What does asking about the possibility of negotiations say about you?
Even if the recruiter has no wiggle-room in terms of offering you a higher salary or more vacation, it never hurts to ask. BUT - when you ask - do it CONFIDENTLY. Asking about the possibility of negotiation shows the employer that you are doing your best to practice good business and career skills, and that you truly believe in and understand what value you bring as an employee. As long as you are gracious and approach negotiations as a coming together of goals, rather than a “me vs. them” mentality, negotiations can actually be a benefit to your reputation, even as an entry level employee, as long as you’ve done your research. If you’re applying for a consulting gig at Deloitte, and you know from Glassdoor that the average range in California for a Tax Consultant I position, is 55k-75k per year, with an average salary being 61k, and you are offered 55k per year, and counter with a request for 57-60k, that is reasonable. Perhaps ambitious, but still in the appropriate ballpark. If you ask for 75-80k, clearly you don’t know your potential employer, or what’s appropriate for your entry level career status. In asking to negotiate, it’s also helpful to offer a range (57k to 60k) instead of only a solid figure (60k). This shows the employer that you are willing to meet them in the middle, instead of making them come to you. Even this early on, it helps to present yourself as a team player working towards a common goal (you working at that company).

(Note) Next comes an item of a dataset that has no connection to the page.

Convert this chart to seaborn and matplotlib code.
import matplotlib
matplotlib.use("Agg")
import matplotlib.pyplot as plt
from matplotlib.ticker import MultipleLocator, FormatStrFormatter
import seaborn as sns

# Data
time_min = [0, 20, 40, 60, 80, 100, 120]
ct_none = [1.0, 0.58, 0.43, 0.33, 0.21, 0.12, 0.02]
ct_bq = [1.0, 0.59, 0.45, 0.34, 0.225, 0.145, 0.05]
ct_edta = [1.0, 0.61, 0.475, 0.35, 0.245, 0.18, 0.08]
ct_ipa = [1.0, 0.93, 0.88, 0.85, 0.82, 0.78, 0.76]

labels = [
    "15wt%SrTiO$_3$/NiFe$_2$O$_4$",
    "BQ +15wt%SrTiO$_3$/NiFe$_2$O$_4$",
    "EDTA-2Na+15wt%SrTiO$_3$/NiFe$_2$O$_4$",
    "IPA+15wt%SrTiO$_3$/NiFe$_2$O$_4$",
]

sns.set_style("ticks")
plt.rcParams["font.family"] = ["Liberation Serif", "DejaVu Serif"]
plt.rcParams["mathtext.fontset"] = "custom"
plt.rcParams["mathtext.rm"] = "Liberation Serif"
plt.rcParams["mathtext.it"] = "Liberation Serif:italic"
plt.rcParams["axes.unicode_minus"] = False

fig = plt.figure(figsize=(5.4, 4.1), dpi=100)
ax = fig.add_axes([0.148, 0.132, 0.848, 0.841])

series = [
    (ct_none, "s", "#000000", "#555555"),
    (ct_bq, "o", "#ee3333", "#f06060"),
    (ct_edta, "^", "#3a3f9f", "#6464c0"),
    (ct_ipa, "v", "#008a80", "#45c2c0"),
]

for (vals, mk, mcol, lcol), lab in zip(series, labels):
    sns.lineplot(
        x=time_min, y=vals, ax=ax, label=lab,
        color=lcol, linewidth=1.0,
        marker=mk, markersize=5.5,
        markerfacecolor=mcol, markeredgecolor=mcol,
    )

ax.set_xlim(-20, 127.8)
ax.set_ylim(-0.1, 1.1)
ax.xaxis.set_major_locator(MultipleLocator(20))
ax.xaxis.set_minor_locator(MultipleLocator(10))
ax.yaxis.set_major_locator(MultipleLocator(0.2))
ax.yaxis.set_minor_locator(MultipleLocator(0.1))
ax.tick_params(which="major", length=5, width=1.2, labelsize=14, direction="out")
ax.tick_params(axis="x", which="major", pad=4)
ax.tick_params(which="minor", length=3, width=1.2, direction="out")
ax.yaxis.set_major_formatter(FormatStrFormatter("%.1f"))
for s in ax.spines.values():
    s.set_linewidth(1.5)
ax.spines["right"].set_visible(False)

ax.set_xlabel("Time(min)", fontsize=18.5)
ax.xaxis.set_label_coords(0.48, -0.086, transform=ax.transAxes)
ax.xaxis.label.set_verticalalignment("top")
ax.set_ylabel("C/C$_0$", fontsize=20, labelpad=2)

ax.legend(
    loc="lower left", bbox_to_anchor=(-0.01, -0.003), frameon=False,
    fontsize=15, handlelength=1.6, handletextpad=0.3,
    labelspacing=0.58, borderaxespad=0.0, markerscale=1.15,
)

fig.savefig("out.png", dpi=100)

More than anything, know that it’s ok to ask for time to think the offer over. Ask the recruiter if it’s ok for you to get back to him or her within 24 hours, or if you are waiting to see if you get other offers from other interviews, ask when (what date) the recruiter needs to have an answer from you. Then respectfully stick to that deadline you have agreed upon. And regardless of what you decide, try and reach the recruiter by phone to tell him/her your decision. Remember, this person is still a potential employer for your future career, and you want to keep that line of communication open!